The final report of the U.S.-Canada Power System Outage Task Force tells a complicated but prosaic tale about dozens of small things that went wrong with few obvious policy lessons. It found little evidence for the case that lack of transmission investment or deregulation — two of the more popular explanations for the blackout — had anything to do with the event. Instead, it found that poor tree maintenance along transmission lines in the First Energy (Ohio) service area, combined with inoperative computer software and various human errors, were the key events that triggered the blackout.
In short, three 345‐kilovolt transmission lines went down when heat caused them to sag and come into contact with trees. That created an imbalance between supply and demand along the lines feeding the Cleveland area, which led, in turn, to higher current flow and accompanying lower voltage on a large portion of the remaining Eastern interconnection as the power raced along other routes to get to Cleveland.
When devices known as “relays” detected the unusual power flows around the Cleveland area, they automatically triggered circuit breakers that removed a number of lines from service (a preventative measure to ensure that billions of dollars of capital stock are not fried by unusual power flows). In the words of the report, the “cascade became a race between the power surges and the relays.” The lines that tripped first were generally the longer lines that split the grid into those sections that blacked out and those that recovered without furthering the cascade. The upshot is that “protective relay settings on transmission lines operated as they were designed and set to behave on August 14.”
Would less sensitive or more integrated relays have prevented the blackout? Apparently not. “The investigation team has used simulation to examine whether special protection schemes, designed to detect an impending cascade and separate the grid at specific interfaces, could have been … set up to stop a power surge and prevent it from sweeping through an interconnection and causing the breadth of line and generator trips … that occurred that day. The team has concluded that such schemes would have been ineffective on August 14.”
How about mandatory, not voluntary, federal guidelines for industry reliability practices? To be sure, the lack of contingency planning and the lack of “situational awareness” by First Energy did violate the voluntary reliability guidelines which the company promised to uphold. Errors in that arena, however, were matters of secondary importance.
On the issue of vegetation management along the paths of transmission lines — the proximate trigger for the entire event — the voluntary guidelines established at the time by the North American Electric Reliability Council (NERC) were silent. Accordingly, if compliance with NERC guidelines were mandatory last year rather than voluntary — the main reform advocated by politicians and industry analysts — it would have made no difference.

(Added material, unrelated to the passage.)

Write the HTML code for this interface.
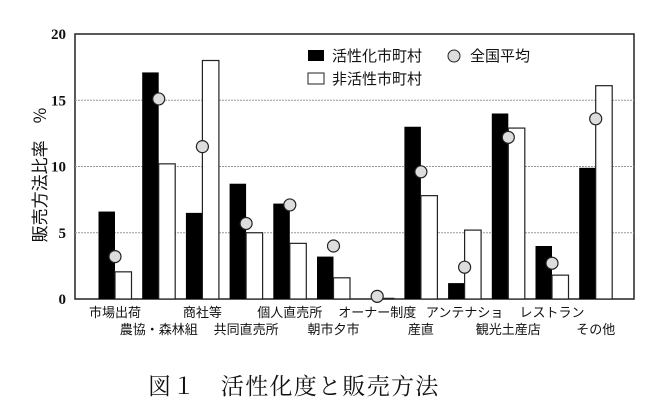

In fact, First Energy went beyond the voluntary NERC guidelines by flying over its rights of way twice a year as was common industry practice. But in what surely counts as the understatement of the year, the Task Force report notes that flyovers do not appear in retrospect to be able to determine the distance between trees and transmission lines. Better practices are clearly in order, but First Energy was scarcely alone in believing that current practices were sufficient.
The report also discounted an intriguing explanation for the blackout that involves “reactive power,” which is required for the operation of motors and other devices that use magnetic fields. The theory is that an insufficient amount of reactive power from generators led to the voltage collapse and the cascading blackout. In this view, the shortage of reactive power was a consequence of utility restructuring that ignored the need to ensure that merchant generators were given proper incentives to produce such power for the grid. In effect, this theory argues that the introduction of imperfectly designed markets was responsible for conditions that make blackouts more likely.
The task force found that reactive power levels were indeed low in the Cleveland/Akron area but were in fact sufficient to preserve stable (although lower than normal) voltage until the three 345‐kilovolt lines tripped from tree contact.
In short, the current debate is blurring the distinction between problems attendant to the restructured electricity system and problems that contributed to the blackout on Aug. 14, 2003. It’s certainly true that the transmission investment has not kept pace with the increase in system “throughput,” although the optimality of the old ratio of investment to throughput is assumed rather than established. It’s also true that utility restructuring has increased the number of players whose behavior has to be managed to prevent local system instabilities from spilling over into other service territories. And the evidence does suggest that under current voluntary industry guidelines some utilities are abusing the shared grid by deviating systematically from their supply and demand schedules. Likewise, analysts are right to worry that the restructured electricity system is dangerously cavalier about the need to ensure that sufficient reactive power is available to the system. Those four observations, however, have nothing to do with what actually happened to turn the lights off last year.
There are no quick or simple fixes for what went wrong last year. In fact, it’s almost certain that a system as interdependent as the modern electricity system will forever remain vulnerable to such mishaps. While we believe that a serious discussion about the problems associated with the restructured electricity system is long overdue, stapling that discussion to the events of Aug. 14, 2003 confuses rather than enlightens the debate.